A more cynical man than me could surmise that the Observer did not see fit to mention this issue because it is the fault of the local police departments. But I won’t go there.
Here’s how overcharging works. Let’s say a college student, Joe Partier, is stopped by police driving back from picking up an ounce of cocaine – he and his buddies had pooled their money to buy it for an upcoming big house party. The police officer finds the cocaine, and arrests Partier. The officer has done well.
But the officer has also been trained to charge defendant Partier with as much as possible, so he takes arrest warrants to the magistrate charging Joe with all of these separate felonies:
1. Trafficking in cocaine by possession.
2. Trafficking in cocaine by transportation.
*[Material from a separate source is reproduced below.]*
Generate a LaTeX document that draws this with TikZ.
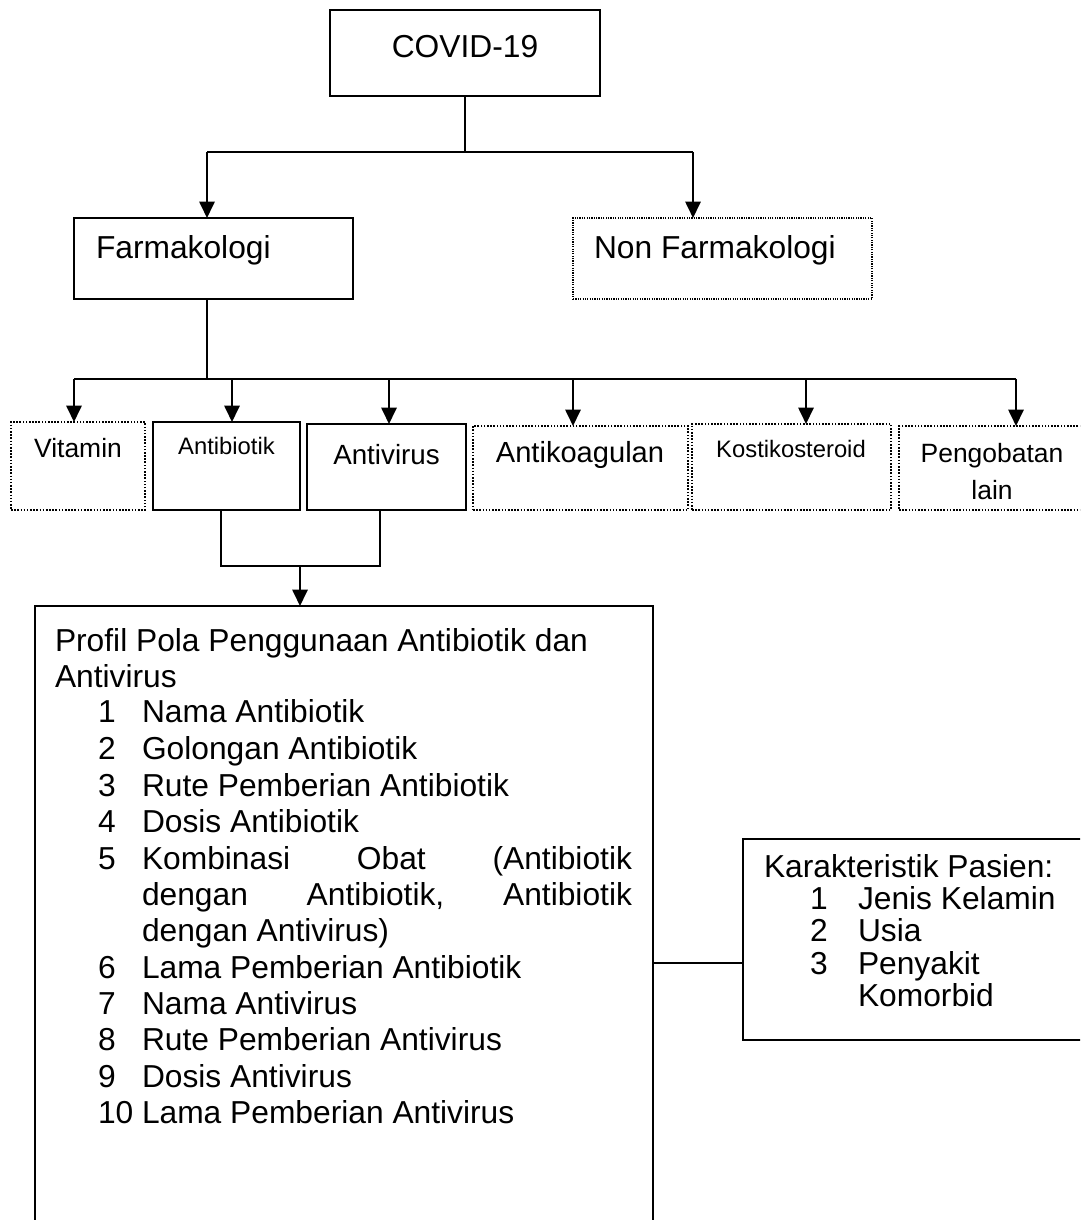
\documentclass[tikz,border=0pt]{standalone}
\usepackage{fontspec}
\setmainfont{Liberation Sans}
\usetikzlibrary{arrows.meta}
\newdimen\pxd \pxd=0.378pt
\newcommand\fsXII{\fontsize{12}{14}\selectfont}
\newcommand\fsXI{\fontsize{11}{13}\selectfont}
\newcommand\fsXh{\fontsize{10.5}{12}\selectfont}
\newcommand\fsX{\fontsize{10}{12}\selectfont}
\newcommand\fsIX{\fontsize{9}{11}\selectfont}
\tikzset{
 solidbox/.style={draw, line width=0.6pt, inner sep=0pt, outer sep=0pt},
 dotbox/.style={draw, line width=0.6pt, dash pattern=on 0.6pt off 0.6pt, inner sep=0pt, outer sep=0pt},
 finedotbox/.style={draw, line width=0.45pt, dash pattern=on 0.45pt off 0.45pt, inner sep=0pt, outer sep=0pt},
 conn/.style={line width=0.75pt},
 arr/.style={conn, -{Triangle[width=5.8pt,length=6.2pt]}},
 lbl/.style={inner sep=0pt, outer sep=0pt, anchor=base west, font=\fsXII},
 lblc/.style={inner sep=0pt, outer sep=0pt, anchor=base},
}
\newcommand\mkbox[6]{\node[#2, minimum width={(#5-#3)*\pxd}, minimum height={(#6-#4)*\pxd}, anchor=north west] (#1) at (#3,#4) {};}
\begin{document}
\begin{tikzpicture}[x=0.378pt,y=-0.378pt]
\useasboundingbox (0,0) rectangle (1080,1220);
\clip (0,0) rectangle (1080,1220);
% boxes
\mkbox{covid}{solidbox}{330}{10}{600}{96}
\mkbox{farm}{solidbox}{74}{218}{353}{299}
\mkbox{nonfarm}{finedotbox}{573}{218}{872}{299}
\mkbox{vit}{dotbox}{11}{422}{145}{510}
\mkbox{abx}{solidbox}{153}{422}{300}{510}
\mkbox{avx}{solidbox}{307}{424}{466}{510}
\mkbox{akg}{dotbox}{473}{426}{688}{510}
\mkbox{kst}{dotbox}{692}{424}{891}{510}
\mkbox{peng}{dotbox}{899}{426}{1110}{510}
\mkbox{profil}{solidbox}{35}{606}{653}{1280}
\mkbox{karak}{solidbox}{743}{839}{1110}{1040}
% box texts
\node[lblc, font=\fsXII] (tcovid) at (465,58) {COVID-19};
\node[lbl] (tfarm) at (96,259) {Farmakologi};
\node[lbl] (tnonfarm) at (594,259) {Non Farmakologi};
\node[lblc, font=\fsX] (tvit) at (78,457) {Vitamin};
\node[lblc, font=\fsIX] (tabx) at (226.5,454.5) {Antibiotik};
\node[lblc, font=\fsXh] (tavx) at (386.5,464) {Antivirus};
\node[lblc, font=\fsXI] (takg) at (580,462) {Antikoagulan};
\node[lblc, font=\fsIX] (tkst) at (791,457.5) {Kostikosteroid};
\node[lblc, font=\fsX] (tpeng1) at (992,463) {Pengobatan};
\node[lblc, font=\fsX] (tpeng2) at (992,499) {lain};
% top connectors
\coordinate (c1) at (465,152);
\coordinate (cf) at (207,152);
\coordinate (cn) at (693,152);
\draw[conn] (covid.south) -- (c1);
\draw[conn] (cf) -- (cn);
\draw[arr] (cf) -- (cf |- farm.north);
\draw[arr] (cn) -- (cn |- nonfarm.north);
% bus from Farmakologi
\coordinate (bf) at (207,379);
\coordinate (b1) at (74,379);
\coordinate (b2) at (232,379);
\coordinate (b3) at (389,379);
\coordinate (b4) at (573,379);
\coordinate (b5) at (806,379);
\coordinate (b6) at (1016,379);
\draw[conn] (farm.south -| bf) -- (bf);
\draw[conn] (b1) -- (b6);
\draw[arr] (b1) -- (b1 |- vit.north);
\draw[arr] (b2) -- (b2 |- abx.north);
\draw[arr] (b3) -- (b3 |- avx.north);
\draw[arr] (b4) -- (b4 |- akg.north);
\draw[arr] (b5) -- (b5 |- kst.north);
\draw[arr] (b6) -- (b6 |- peng.north);
% join Antibiotik + Antivirus
\coordinate (j1) at (221,566);
\coordinate (j2) at (380,566);
\coordinate (j3) at (300,566);
\draw[conn] (abx.south -| j1) -- (j1) -- (j2) -- (avx.south -| j2);
\draw[arr] (j3) -- (j3 |- profil.north);
% Profil text
\node[lbl] (ptitle1) at (55,651) {Profil Pola Penggunaan Antibiotik dan};
\node[lbl] (ptitle2) at (55,687) {Antivirus};
\node[lbl] (pn1) at (98,722) {1};  \node[lbl] (pt1) at (142,722) {Nama Antibiotik};
\node[lbl] (pn2) at (98,759) {2};  \node[lbl] (pt2) at (142,759) {Golongan Antibiotik};
\node[lbl] (pn3) at (98,796) {3};  \node[lbl] (pt3) at (142,796) {Rute Pemberian Antibiotik};
\node[lbl] (pn4) at (98,832) {4};  \node[lbl] (pt4) at (142,832) {Dosis Antibiotik};
\node[lbl] (pn5) at (98,869) {5};  \node[lbl] (pt5a) at (142,869) {\makebox[490\pxd][s]{Kombinasi\hfill Obat\hfill (Antibiotik}};
\node[lbl] (pt5b) at (142,905) {\makebox[490\pxd][s]{dengan\hfill Antibiotik,\hfill Antibiotik}};
\node[lbl] (pt5c) at (142,941) {dengan Antivirus)};
\node[lbl] (pn6) at (98,978) {6};  \node[lbl] (pt6) at (142,978) {Lama Pemberian Antibiotik};
\node[lbl] (pn7) at (98,1014) {7}; \node[lbl] (pt7) at (142,1014) {Nama Antivirus};
\node[lbl] (pn8) at (98,1050) {8}; \node[lbl] (pt8) at (142,1050) {Rute Pemberian Antivirus};
\node[lbl] (pn9) at (98,1087) {9}; \node[lbl] (pt9) at (142,1087) {Dosis Antivirus};
\node[lbl] (pn10) at (98,1123) {10}; \node[lbl] (pt10) at (142,1123) {Lama Pemberian Antivirus};
% Karakteristik text
\node[lbl] (ktitle) at (764,877) {Karakteristik Pasien:};
\node[lbl] (kn1) at (810,909) {1}; \node[lbl] (kt1) at (858,909) {Jenis Kelamin};
\node[lbl] (kn2) at (810,941) {2}; \node[lbl] (kt2) at (858,941) {Usia};
\node[lbl] (kn3) at (810,974) {3}; \node[lbl] (kt3) at (858,974) {Penyakit};
\node[lbl] (kt3b) at (858,1006) {Komorbid};
% connector Profil - Karakteristik
\coordinate (k1) at (700,963);
\draw[conn] (k1 -| profil.east) -- (k1 -| karak.west);
\end{tikzpicture}
\end{document}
3. Possession with intent to sell and deliver cocaine.
4. Possession of cocaine.
5. Maintaining a vehicle for the use/possession of controlled substances.
All five charges arise out of the same set of facts. And even though Joe Partier is a first-offender (and possessed no firearm), because the cocaine was more than 28 grams, i.e. one ounce, the trafficking statute requires a mandatory prison sentence of 35 to 42 months.
Whether such mandatory minimum prison sentences make any sense for first-time offenders like Joe is an argument for another day.
The point here is that the police department should know by now that the likely resolution in court is going to be a plea agreement to one count of trafficking, Joe goes up the river for his three years with no parole, and the other four charges are dismissed.
Eighty percent of the charges – 4 of the 5 – are dismissed, but is there any valid criticism that this outcome is to lenient? I doubt it.